Ingredients
- 1 bunch of beets, including greens
- 1 tablespoon olive oil
- 4 scallions, white and light green parts
- 1 cup quinoa, cooked and cooled
- 1 small avocado, diced
- 1/4 cup sunflower seeds, toasted
- Ingredients for Dressing
- 2 tablespoons tahini
- 1 tablespoon lemon juice
- 1 tablespoon apple cider vinegar
- 1 teaspoon agave nectar
- 3 tablespoons water
- 1/8 teaspoon salt
- 1/4 teaspoon pepper
- 1 clove of garlic, minced
- 1 tablespoon olive oil
- 2 tablespoons chives, chopped
Tip: Screenshot this list for easy reference while shopping
Instructions
- Preheat the oven to 450. Cut the greens from the beets at their stem. Rub a bit of olive oil on the skin of the beets, sprinkle with salt and wrap them all in a foil pack. Cook for 45-55 minutes until you can easily piece through with a knife. Set them aside to cool.
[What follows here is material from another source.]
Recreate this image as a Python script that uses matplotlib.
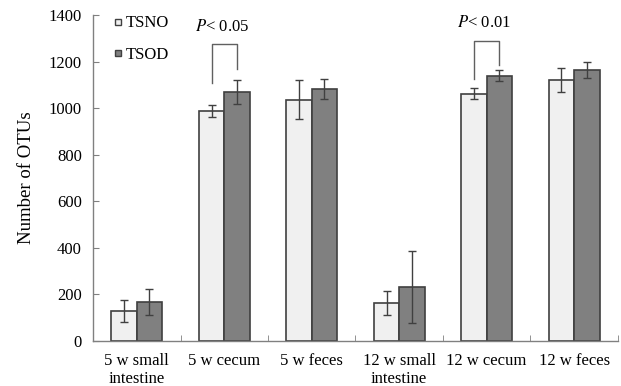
import matplotlib
matplotlib.use('Agg')
import matplotlib.pyplot as plt
from matplotlib.lines import Line2D
import numpy as np

plt.rcParams['font.family'] = ['Liberation Serif', 'DejaVu Serif']
plt.rcParams['mathtext.fontset'] = 'stix'

categories = ['5 w small\nintestine', '5 w cecum', '5 w feces',
              '12 w small\nintestine', '12 w cecum', '12 w feces']
tsno = [130, 988, 1037, 162, 1062, 1120]
tsno_err = [48, 26, 83, 51, 23, 52]
tsod = [167, 1068, 1082, 232, 1140, 1165]
tsod_err = [55, 52, 43, 155, 23, 34]

# significance brackets: (category index, left leg bottom, right leg bottom, top, label)
sig = [(1, 1110, 1168, 1275, '< 0.05'),
       (4, 1125, 1185, 1290, '< 0.01')]

light = '#f0f0f0'
dark = '#808080'
edge = '#404040'
spine = '#808080'

fig = plt.figure(figsize=(6.21, 3.86), dpi=100)
ax = fig.add_axes([0.1498, 0.1166, 0.8452, 0.8445])

x = np.arange(len(categories))
w = 0.29
ekw = dict(ecolor='#404040', elinewidth=1, capsize=3, capthick=1)
ax.bar(x - w / 2, tsno, w, color=light, edgecolor=edge, linewidth=1.2,
       yerr=tsno_err, error_kw=ekw, zorder=2)
ax.bar(x + w / 2, tsod, w, color=dark, edgecolor=edge, linewidth=1.2,
       yerr=tsod_err, error_kw=ekw, zorder=2)

for i, lb, rb, top, txt in sig:
    xl, xr = i - w / 2, i + w / 2
    ax.plot([xl, xl, xr, xr], [lb, top, top, rb], color='#606060', lw=1)
    ax.text(i - 0.03, top + 40, r'$P$' + txt, ha='center', va='bottom',
            fontsize=12)

ax.set_xlim(-0.5, len(categories) - 0.5)
ax.set_ylim(0, 1400)
ax.set_yticks(range(0, 1401, 200))
ax.set_xticks(np.arange(len(categories) + 1) - 0.5, minor=True)
ax.set_xticks(x)
ax.set_xticklabels(categories, fontsize=12, linespacing=1.1)
ax.tick_params(axis='x', which='major', length=0, pad=9)
ax.tick_params(axis='x', which='minor', direction='in', length=4,
               color=spine)
ax.tick_params(axis='y', direction='in', length=4, color=spine,
               labelsize=12, pad=8)
for s in ['top', 'right']:
    ax.spines[s].set_visible(False)
for s in ['left', 'bottom']:
    ax.spines[s].set_color(spine)
    ax.spines[s].set_linewidth(1)
ax.set_ylabel('Number of OTUs', fontsize=13.5, labelpad=10)

handles = [Line2D([], [], marker='s', ls='', mfc=light, mec=edge, ms=5),
           Line2D([], [], marker='s', ls='', mfc=dark, mec=edge, ms=5)]
ax.legend(handles, ['TSNO', 'TSOD'], loc='upper left',
          bbox_to_anchor=(0.01, 1.045), frameon=False, fontsize=12,
          handlelength=0.6, handletextpad=0.15, labelspacing=0.95)

fig.savefig('out.png', dpi=100)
- Clean and dry the greens. Chop off and discard the stems. Chop the greens.
- Make the dressing: Whisk together the tahini, lemon juice, vinegar, agave and water. Mix in the garlic, salt and pepper and drizzle in the olive oil while whisking. Mix in the chives.
- Peel and dice the beets. Add the beets, beet greens, scallions, quinoa and avocado to the mixing bowl and toss with a generous amount of dressing. Sprinkle in the sunflower seeds and toss again.